Hey, can you sign in for me? The hidden cost of ‘buddy punching’ to ECEC employers

by Freya Lucas

January 14, 2021

Buddy punching – at first glance, this American terminology sounds vaguely sinister, and conjures up images of inappropriate conduct when taken in an employment environment.

 

Buddy punching is, in fact, a term that describes a practice that can affect up to 75 per cent of business, early childhood education and care (ECEC) included. 

 

The term means the process of having a teammate sign in for another employee, and often has an innocent beginning. An educator may walk through the door with their arms full of resources, and ask someone at the computer to sign them in. Leaders may see that educators are busy with children and families, and sign them on to or off a shift, thinking they are being a helpful colleague. 

 

However, over time, these instances can add up for employers. Research from the American Payroll Association (APA), for example, shows that 74 per cent of employers are experiencing losses due to buddy punching.

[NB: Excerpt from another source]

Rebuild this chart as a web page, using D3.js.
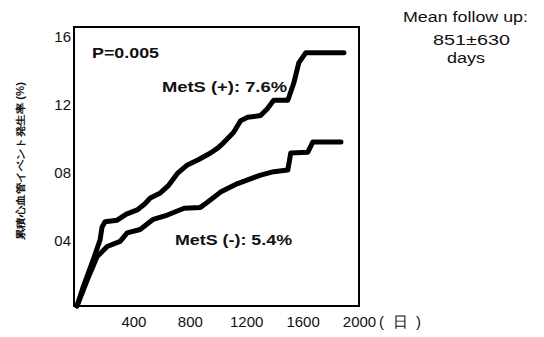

In terms of money, this amounts to 2.2 per cent of gross payroll.

 

Buddy punching, research says, can impact the overall productivity of a team as well as compromising the accuracy of timesheets and payroll hours calculation. In a regulatory context, buddy punching has consequences for ratio logs, and incident reporting, when it comes time to determine who was working directly with children at any given time. 

 

In some cases, an employee who is running late to begin their shift may call the ECEC service and ask someone to log them in, to save time when they arrive, and allow them to go directly to working with children. 

 

Just as it is important for ECEC employers to meet their full entitlements in terms of providing overtime or time in lieu for activities conducted outside of working hours,  it is also important for employees to be accurate in recording their hours of service. 

 

Buddy punching can lead to lower employee morale. If some teammates clock in for one another, others may feel that they have to take the workload of the absent person instead. This can lead to frustration and a sense that dishonesty is tolerated.

 

It can also result in conflict between different groups within the team. If an employee decides to speak out about buddy punching to management, this can create a range of different issues. It can be perceived as a betrayal to colleagues, resulting in negative feelings toward one another.

 

There are a number of technology-based solutions to buddy punching, such as fingerprint scanners, password protected employee payroll programs, and a variety of other solutions. 

 

Ultimately, however, good communication with ECEC teams about the financial and regulatory consequences of not keeping accurate employee records will typically suffice.